One of the key components of the merchant/ISO contract is the manner in which these two fees will be split. Some ISOs keep the interchange, giving the surcharge to the merchant. Others split the fees by percentages.
"It's different every time," said Weider. "It depends upon how much service they bundle in with it. We offer service contracts for a portion of the fee. If the merchant wants to take care of everything, they get the lion's share of the fee. Typically, we only keep 10 percent of the surcharge."
There's plenty of leeway in the structuring of deals with merchants.
"There's not a lot of variation there - we pay the surcharge to the merchant, with no fees or hidden costs," said Rowland. "We do shy away from splitting the interchange."
Looking to the Future
Once the deal is complete, the machine is up and running and generating a profit, it's time for the salesperson to find the next prospect. But in an increasingly competitive marketplace, service after the sale is crucial.
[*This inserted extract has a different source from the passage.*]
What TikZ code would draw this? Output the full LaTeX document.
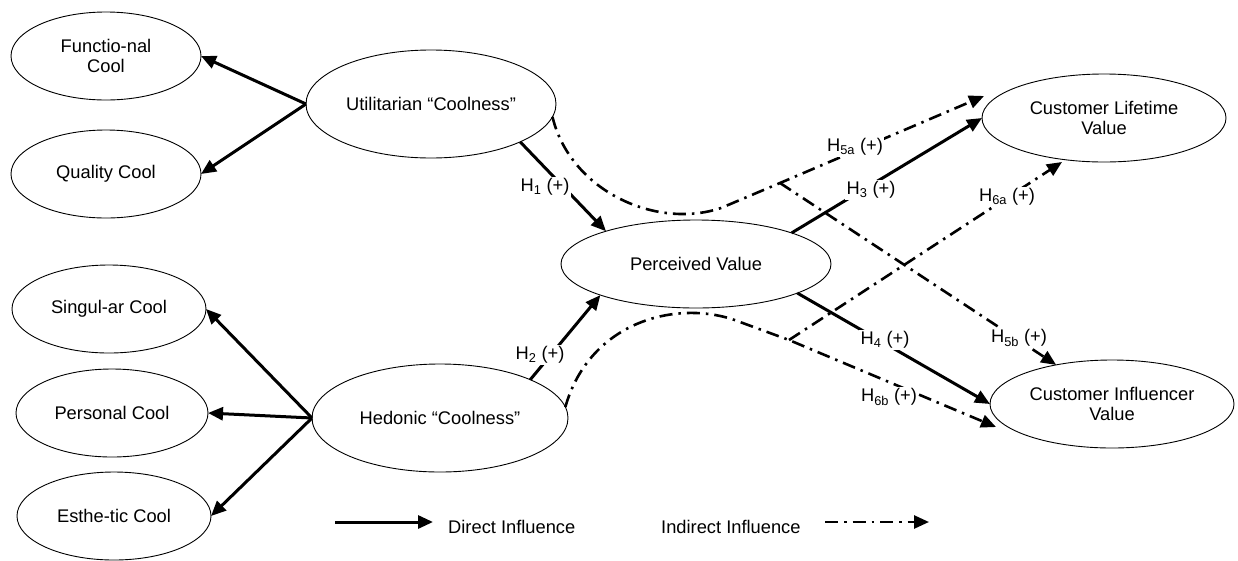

Most ISO agents will regularly check in on existing customers, perform minor checks on the machines, and monitor how the machine is doing.
Industry experts say that in such a competitive field, a quality service program is absolutely essential to survive.
"The playing field for ISOs has leveled - there's no question about that," Rowland said. "No one has a service advantage anymore, because we're all basically using the same service technicians around the country."
The ISO can differentiate themselves by the level of service and attention they provide in the days, weeks, and years after the machine has been placed.